Walla est la propriété de Shaul Elovitch, principal actionnaire de Bezeq, arrêté et relâché en même temps que M. Hefetz.

Nir Hefetz est le troisième proche ou ancien proche du premier ministre à accepter de coopérer avec les enquêteurs dans différents dossiers, après Ari Harow, ancien directeur du bureau puis chef de cabinet de M. Nétanyahou jusqu'en 2015, et Shlomo Filber, ex-directeur général du ministère des Communications jusqu'en 2017.

M. Nétanyahou proclame son innocence sur tous les fronts, dénonce une «chasse aux sorcières» et affirme sa ferme intention de rester au pouvoir. 

«Il n'y a rien» 

«La course permanente aux témoins d'État (de la part des enquêteurs) constitue la meilleure preuve possible qu'il n'y a rien (dans le dossier) et qu'il n'y aura rien», a déclaré un collaborateur de M. Nétanyahou après l'accord passé par M. Hefetz.

Même s'il était inculpé, M. Nétanyahou ne serait pas légalement tenu de démissionner. L'enchaînement des mauvaises nouvelles a cependant suscité les spéculations sur la possibilité que M. Nétanyahou provoque des élections anticipées.

Ne semblant pas affecté dans les sondages, il pourrait faire le pari que des élections confirmeraient une fois de plus sa prédominance sur la scène politique, et qu'une victoire compliquerait son éviction.
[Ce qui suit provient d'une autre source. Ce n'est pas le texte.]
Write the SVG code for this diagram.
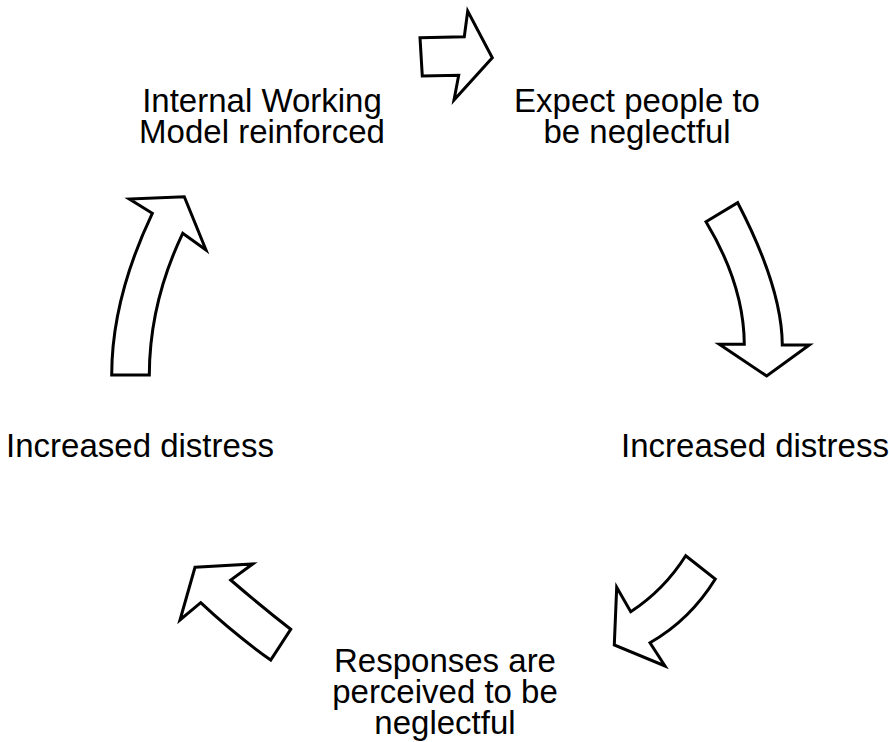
<svg xmlns="http://www.w3.org/2000/svg" width="889" height="742" viewBox="0 0 889 742">
<style>
.lbl{font-family:"Liberation Sans",Arial,sans-serif;font-size:33px;fill:#000;text-anchor:middle}
.arr{fill:#fff;stroke:#000;stroke-width:3;stroke-linejoin:miter}
</style>
<rect width="889" height="742" fill="#fff"/>
<g id="node-iwm"><text class="lbl" x="262" y="112">Internal Working</text><text class="lbl" x="262" y="143">Model reinforced</text></g>
<g id="node-expect"><text class="lbl" x="637" y="112">Expect people to</text><text class="lbl" x="637" y="143">be neglectful</text></g>
<g id="node-distress-right"><text class="lbl" x="755" y="457">Increased distress</text></g>
<g id="node-responses"><text class="lbl" x="445" y="672">Responses are</text><text class="lbl" x="445" y="703">perceived to be</text><text class="lbl" x="445" y="734">neglectful</text></g>
<g id="node-distress-left"><text class="lbl" x="140" y="457">Increased distress</text></g>
<g id="connectors">
<path class="arr" d="M420,37.7 L464.3,36.7 L467.7,11 L492.3,57.7 L454,100 L458.7,75.3 L422.3,76 Z"/>
<path class="arr" d="M706,221.7 L737.7,202.7 Q782,288 782.3,345 L809.3,345 L766.7,376 L719.3,344.3 L744.3,344.3 Q744,285 706,221.7 Z"/>
<path class="arr" d="M111.7,375 L149.3,375 Q149.5,303 182.7,233.3 L206,250 L184.3,196.7 L129.3,199 L152.3,213.3 Q111.7,299 111.7,375 Z"/>
<path class="arr" d="M685.7,555.7 L715.3,579 Q690,620 650,642.7 L665,666 L614.3,645 L616.7,587.3 L630.7,611.7 Q664,590 685.7,555.7 Z"/>
<path class="arr" d="M195,567.3 L252.7,564 L230.7,580 Q262,607 290.7,629.3 L270.7,660 Q234,634 200.7,602.7 L180,620 Z"/>
</g>
</svg>
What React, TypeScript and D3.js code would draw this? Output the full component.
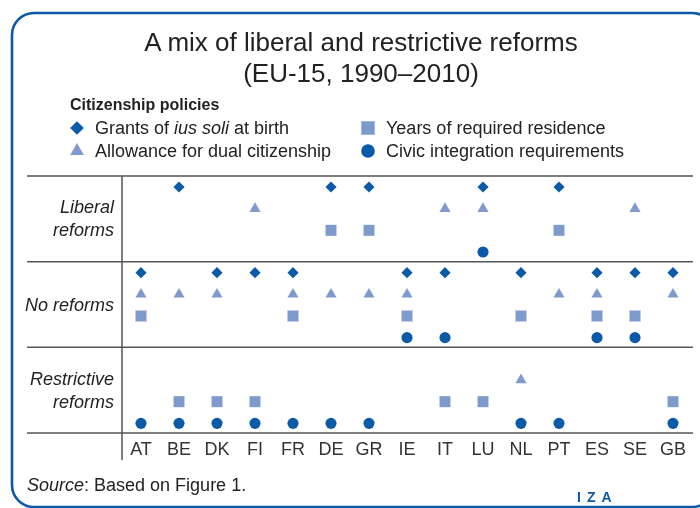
import React, { useRef, useEffect } from 'react';
import * as d3 from 'd3';

// EU-15 countries, left to right
const countries = ["AT", "BE", "DK", "FI", "FR", "DE", "GR", "IE", "IT", "LU", "NL", "PT", "ES", "SE", "GB"];

// reform categories (rows)
const reformKeys = ["L", "N", "R"];
const reformLabels = [["Liberal", "reforms"], ["No reforms"], ["Restrictive", "reforms"]];

// reform per country for each policy: L = liberal, N = none, R = restrictive
const iusSoli = ["N", "L", "N", "N", "N", "L", "L", "N", "N", "L", "N", "L", "N", "N", "N"];
const dualCitizenship = ["N", "N", "N", "L", "N", "N", "N", "N", "L", "L", "R", "N", "N", "L", "N"];
const residence = ["N", "R", "R", "R", "N", "L", "L", "N", "R", "R", "N", "L", "N", "N", "R"];
const civicIntegration = ["R", "R", "R", "R", "R", "R", "R", "N", "N", "L", "R", "R", "N", "N", "R"];

const policyNames = [
    "Grants of ius soli at birth",
    "Allowance for dual citizenship",
    "Years of required residence",
    "Civic integration requirements",
];
const policyData = [iusSoli, dualCitizenship, residence, civicIntegration];

const DARK = "#0a5aa8";
const LIGHT = "#7f9acd";
const FONT = "'Liberation Sans', Arial, sans-serif";

const width = 700;
const height = 508;

// marker path for each policy (index 0..3)
const markerPath = (i: number, big = false) => {
    const k = big ? 1.5 : 1;
    if (i === 0) return d3.symbol(d3.symbolSquare, 62 * k)();
    if (i === 1) return d3.symbol(d3.symbolTriangle, 54 * k)();
    if (i === 2) return d3.symbol(d3.symbolSquare, 121 * k)();
    return d3.symbol(d3.symbolCircle, 97 * k)();
};
const markerColor = (i: number) => (i === 0 || i === 3 ? DARK : LIGHT);
const markerRotate = (i: number) => (i === 0 ? " rotate(45)" : "");

const ReformsChart: React.FC = () => {
    const svgRef = useRef<SVGSVGElement>(null);

    useEffect(() => {
        if (!svgRef.current) return;
        const svg = d3.select(svgRef.current);
        svg.selectAll("*").remove();

        // frame
        svg.append("rect")
            .attr("x", 12).attr("y", 13)
            .attr("width", 702).attr("height", 494)
            .attr("rx", 22)
            .attr("fill", "white")
            .attr("stroke", DARK)
            .attr("stroke-width", 2.6);

        // title
        const title = svg.append("text")
            .attr("text-anchor", "middle")
            .attr("font-family", FONT)
            .attr("font-size", 26)
            .attr("fill", "#222");
        title.append("tspan").attr("x", 361).attr("y", 51).text("A mix of liberal and restrictive reforms");
        title.append("tspan").attr("x", 361).attr("y", 82).text("(EU-15, 1990–2010)");

        // legend
        svg.append("text")
            .attr("x", 70).attr("y", 110)
            .attr("font-family", FONT)
            .attr("font-size", 16)
            .attr("font-weight", "bold")
            .attr("fill", "#222")
            .text("Citizenship policies");

        const legendPos = [[77, 128], [77, 151], [368, 128], [368, 151]];
        policyNames.forEach((name, i) => {
            const [lx, ly] = legendPos[i];
            svg.append("path")
                .attr("d", markerPath(i, true))
                .attr("transform", `translate(${lx},${ly})${markerRotate(i)}`)
                .attr("fill", markerColor(i));
            const t = svg.append("text")
                .attr("x", lx + 18).attr("y", ly + 6)
                .attr("font-family", FONT)
                .attr("font-size", 18)
                .attr("fill", "#222");
            if (i === 0) {
                t.append("tspan").text("Grants of ");
                t.append("tspan").attr("font-style", "italic").text("ius soli");
                t.append("tspan").text(" at birth");
            } else {
                t.text(name);
            }
        });

        // scales
        const x = d3.scalePoint<string>().domain(countries).range([141, 673]);
        const yBand = d3.scaleBand<string>().domain(reformKeys).range([176, 433]);
        const ySlot = d3.scalePoint<number>().domain([0, 1, 2, 3]).range([11, 76]);

        // grid lines
        const edges = [...reformKeys.map(k => yBand(k)!), 433];
        svg.append("g")
            .selectAll("line")
            .data(edges)
            .enter()
            .append("line")
            .attr("x1", 27).attr("x2", 693)
            .attr("y1", d => d).attr("y2", d => d)
            .attr("stroke", "#555")
            .attr("stroke-width", 1.5);

        svg.append("line")
            .attr("x1", 122).attr("x2", 122)
            .attr("y1", 176).attr("y2", 460)
            .attr("stroke", "#555")
            .attr("stroke-width", 1.5);

        // row labels
        reformKeys.forEach((k, i) => {
            const lines = reformLabels[i];
            const mid = yBand(k)! + yBand.bandwidth() / 2;
            const t = svg.append("text")
                .attr("text-anchor", "end")
                .attr("font-family", FONT)
                .attr("font-size", 18)
                .attr("font-style", "italic")
                .attr("fill", "#222");
            lines.forEach((line, j) => {
                t.append("tspan")
                    .attr("x", 114)
                    .attr("y", mid + 6 + (j - (lines.length - 1) / 2) * 23)
                    .text(line);
            });
        });

        // markers
        policyData.forEach((values, p) => {
            svg.append("g")
                .selectAll("path")
                .data(values.map((v, c) => ({ country: countries[c], reform: v })))
                .enter()
                .append("path")
                .attr("d", markerPath(p))
                .attr("transform", d => `translate(${x(d.country)},${yBand(d.reform)! + ySlot(p)!})${markerRotate(p)}`)
                .attr("fill", markerColor(p));
        });

        // country labels
        svg.append("g")
            .selectAll("text")
            .data(countries)
            .enter()
            .append("text")
            .attr("x", d => x(d)!)
            .attr("y", 455)
            .attr("text-anchor", "middle")
            .attr("font-family", FONT)
            .attr("font-size", 18)
            .attr("fill", "#333")
            .text(d => d);

        // source
        const src = svg.append("text")
            .attr("x", 27).attr("y", 491)
            .attr("font-family", FONT)
            .attr("font-size", 18)
            .attr("fill", "#222");
        src.append("tspan").attr("font-style", "italic").text("Source");
        src.append("tspan").text(": Based on Figure 1.");

        // logo
        svg.append("text")
            .attr("x", 577).attr("y", 502)
            .attr("font-family", FONT)
            .attr("font-size", 14)
            .attr("font-weight", "bold")
            .attr("letter-spacing", 6)
            .attr("fill", DARK)
            .text("IZA");
    }, []);

    return <svg ref={svgRef} width={width} height={height} style={{ display: "block" }} />;
};

export default function App() {
    return (
        <div style={{ position: "fixed", top: 0, left: 0, width, height, overflow: "hidden" }}>
            <ReformsChart />
        </div>
    );
}
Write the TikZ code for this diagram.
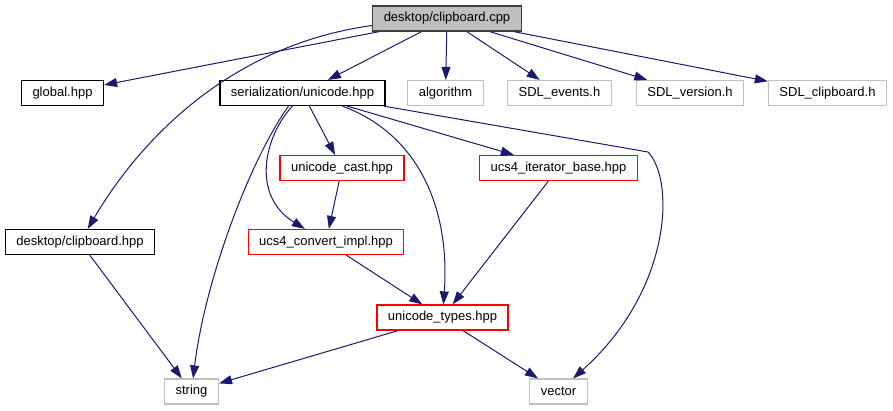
\documentclass[tikz,border=0pt]{standalone}
\usepackage{fontspec}
\setmainfont{Liberation Sans}
\usetikzlibrary{arrows.meta}
\definecolor{edgeblue}{HTML}{191970}
\definecolor{extgray}{HTML}{BFBFBF}

\begin{document}
\begin{tikzpicture}[
    x=1pt, y=-1pt,
    >={Triangle[length=13pt,width=9pt]},
    hdr/.style={draw, line width=1.2pt, minimum height=25pt, inner xsep=11pt, inner ysep=0pt,
        font=\fontsize{13}{15}\selectfont},
    file/.style={hdr, draw=black},
    root/.style={hdr, draw=black!75, fill=extgray},
    trunc/.style={hdr, draw=red},
    sys/.style={hdr, draw=extgray},
    dep/.style={->, draw=edgeblue, line width=1pt},
]
\useasboundingbox (0,0) rectangle (893,411);

% top level
\node[root] (cpp) at (447,18.5) {desktop/clipboard.cpp};

% direct includes
\node[file] (global)  at (62.5,93)  {global.hpp};
\node[file] (uni)     at (302.5,93) {serialization/unicode.hpp};
\node[sys]  (algo)    at (445.5,93) {algorithm};
\node[sys]  (events)  at (559.5,93) {SDL\_events.h};
\node[sys]  (version) at (690,93)   {SDL\_version.h};
\node[sys]  (clip)    at (827.5,93) {SDL\_clipboard.h};

% serialization
\node[trunc] (cast)  at (342,168)     {unicode\_cast.hpp};
\node[trunc] (iter)  at (558.5,168)   {ucs4\_iterator\_base.hpp};
\node[file]  (hpp)   at (80,242)      {desktop/clipboard.hpp};
\node[trunc] (conv)  at (326,242)     {ucs4\_convert\_impl.hpp};
\node[trunc] (types) at (442.5,317.5) {unicode\_types.hpp};

% std
\node[sys] (string) at (191.5,391.5) {string};
\node[sys] (vector) at (558.5,391.5) {vector};

\draw[dep] (cpp) -- (global);
\draw[dep] ([yshift=-7pt]cpp.west) .. controls (230,45) and (140,140) .. (hpp);
\draw[dep] (cpp) -- (uni);
\draw[dep] (cpp) -- (algo);
\draw[dep] (cpp) -- (events);
\draw[dep] (cpp) -- (version);
\draw[dep] (cpp) -- (clip);

\draw[dep] (uni) -- (cast);
\draw[dep] (uni) -- (iter);
\draw[dep] ([xshift=-10pt]uni.south) .. controls (265,135) and (250,195) .. (conv);
\draw[dep] ([xshift=-14pt]uni.south) .. controls (250,160) and (205,280) .. (string);
\draw[dep] ([xshift=40pt]uni.south) .. controls (420,135) and (450,210) .. (types);
\draw[dep] ([xshift=-2pt]uni.south east) -- (648,152) .. controls (675,180) and (672,290) .. (vector);

\draw[dep] (cast) -- (conv);
\draw[dep] (conv) -- (types);
\draw[dep] (iter) -- (types);
\draw[dep] (hpp) -- (string);
\draw[dep] (types) -- (string);
\draw[dep] (types) -- (vector);

\end{tikzpicture}
\end{document}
Pari risqué, tant cette période incertaine est porteuse de menaces qui pourraient changer la donne d'ici à ces élections.

Jusqu'alors, les chefs des partis de sa coalition, sur laquelle repose le gouvernement réputé le plus à droite de l'histoire d'Israël, sont restés solidaires en attendant son éventuelle inculpation.

Mais la coalition est depuis quelques jours sérieusement agitée par des turbulences. Les ultra-orthodoxes conditionnent leur approbation du budget du pays à une loi exemptant leurs électeurs du service militaire obligatoire, et se disent prêts à la rupture.

Dans cette perspective, la rencontre de M. Nétanyahou avec M. Trump devait lui permettre de se poser en meilleur garant de la sécurité et des intérêts israéliens, face à l'expansion iranienne notamment. Mais les ennuis domestiques risquent fort de jeter une ombre sur l'occasion.